The pullback of banks from the small business lending space left a gap filled by alternative lenders who are exploring new ways to connect entrepreneurs with capital, a journey that includes innovation and a bit of experimentation.
With traditional lenders now turning their attention to the market newcomers, banks have the opportunity to embrace some of the innovations that have surfaced in small business lending – namely, banks’ adoption of online applications, faster decisions and capital disbursement times, as well as omnichannel advisory support for borrowers.
But SMB loan underwriting at traditional FIs has, for the most part, remained unchanged, even as alternative lenders began exploring the role of alternative data in the risk mitigation process. While traditional banks may rely on a business owner’s personal credit score to make a financing decision, FinTech is opening itself up to other data sources, such as utility bill payment habits and information found on social media platforms.
The issue at hand, however, is that Facebook stats are hardly reliable to traditional lenders mitigating the risk of small business borrowers.
“Lenders’ primary goal is to assess a consumer’s stability, ability and willingness to pay. Today, social media can’t address those needs,” said Experian in its first-ever The State of Alternative Credit Data report, published in May.
But some industry players agree that the traditional FICO score isn’t enough to correctly assess a small business borrower. An entrepreneur maxing out her personal credit cards to get a new business off the ground is not likely to impress a lender, for instance.

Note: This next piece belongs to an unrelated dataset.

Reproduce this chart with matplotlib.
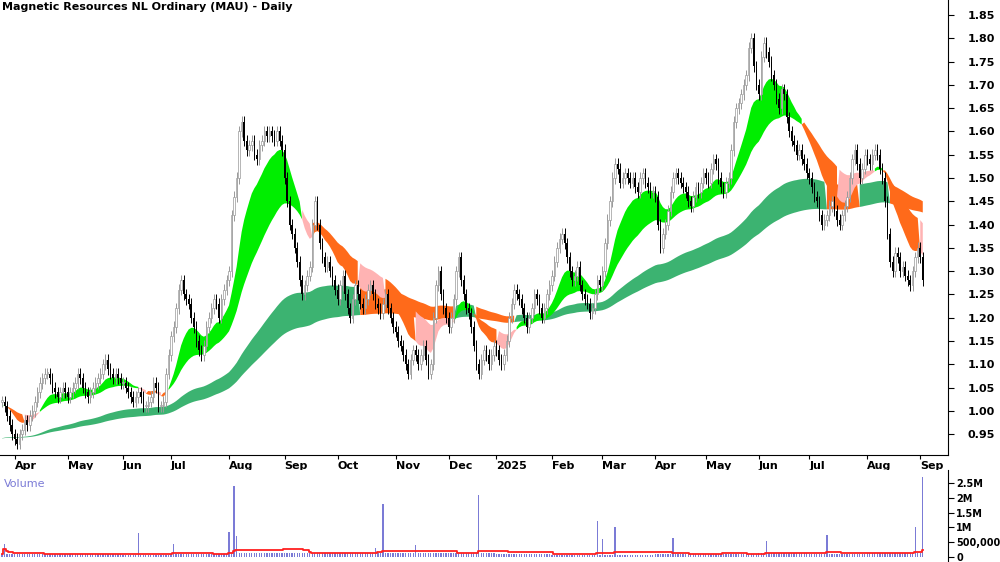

Michael Carter, CEO and president of BizEquity, has another vision in mind: lenders using the value of a small business to underwrite SMB loans.
“We think this is going to be part of the lending criteria going forward,” he told PYMNTS in a recent interview. “If you’re a small business owner and you go in for a loan, historically, the bank asks you two questions: What is your credit score, and what is your current income? They never ask what your business is worth.”
Convincing a bank to not only use a third party’s valuation of a small business in the underwriting process, but to also trust the accuracy of that valuation, is a tall order – but BizEquity may have taken a step closer. The company announced earlier this month that it is partnering with TD Bank in a collaboration, which links small business customers to a digital application through which they can see the value of their business (powered by BizEquity) and how it changes in real time.
So far, TD Bank isn’t using the tool to underwrite its own SMB loans, but Carter said the tool is still useful for small businesses – in more ways than one.
The first that comes to mind, of course, is when an entrepreneur is selling her business. In a 2015 survey by CNBC and the Financial Planning Association, 78 percent of entrepreneurs said they planned to sell their businesses to fund their retirements. Less than a third, however, had a succession plan.
At the time, Dr. Dave Yeske, CFP and managing director of Yeske Buie, told CNBC that “there is a huge perception gap among business owners of what it really takes to have a successful payday at the end of their career.”
According to Carter, part of that misperception might be attributed to entrepreneurs relying on business valuation services in the immediate lead-up to retirement.
“People value their business right before they sell it – that’s like planning for retirement the month before you retire,” he said, adding that entrepreneurs planning to use their businesses as a source of retirement funds must actively track and grow the value of their firms over time.
Decisions about hiring, firing and investing should also take into account the value of a business, and assessing how that value will change moving forward. Carter added that even insurance decisions should consider business valuations, and that a lack of visibility into the value of one’s business could result in the entrepreneur becoming under-insured.
But with BizEquity’s newest bank partnership, Carter said he particularly sees value in collaborating with third-party service providers like small business lenders, potentially forging a path for small business valuation to be used in the underwriting process. This goal would require data sharing agreements that could expand beyond the small business account and into other platforms, such as CRM and accounting systems, to more accurately assess business valuations.
That’s the “holy grail” for BizEquity, said Carter, who added that he believes the market is moving in this direction.
For now, however, he emphasized the importance of small businesses knowing their worth – and today, that may be less common than expected.
An IBISWorld report published in 2014 found that 98 percent of U.S. business owners don’t know the value of their companies. The 2 percent that do know tend to be larger enterprises. According to Carter, it’s not only expensive and time-consuming to deploy traditional valuation services, but the whole process is quite “intrusive,” particularly for a small business.
According to IBISWorld, demand for business valuation services is on the rise, particularly as a driver for mergers and acquisitions (M&A) activity, IPOs and retirement planning. Carter said that BizEquity focuses on artificial intelligence and machine learning to not only address the gap in small business valuation services, but also to introduce this process into the small business financial services space on a broader scale.
“We want to optimize the value of how to help business owners, advisors, accountants and bankers that serve them,” he said. “That’s where AI is so powerful.”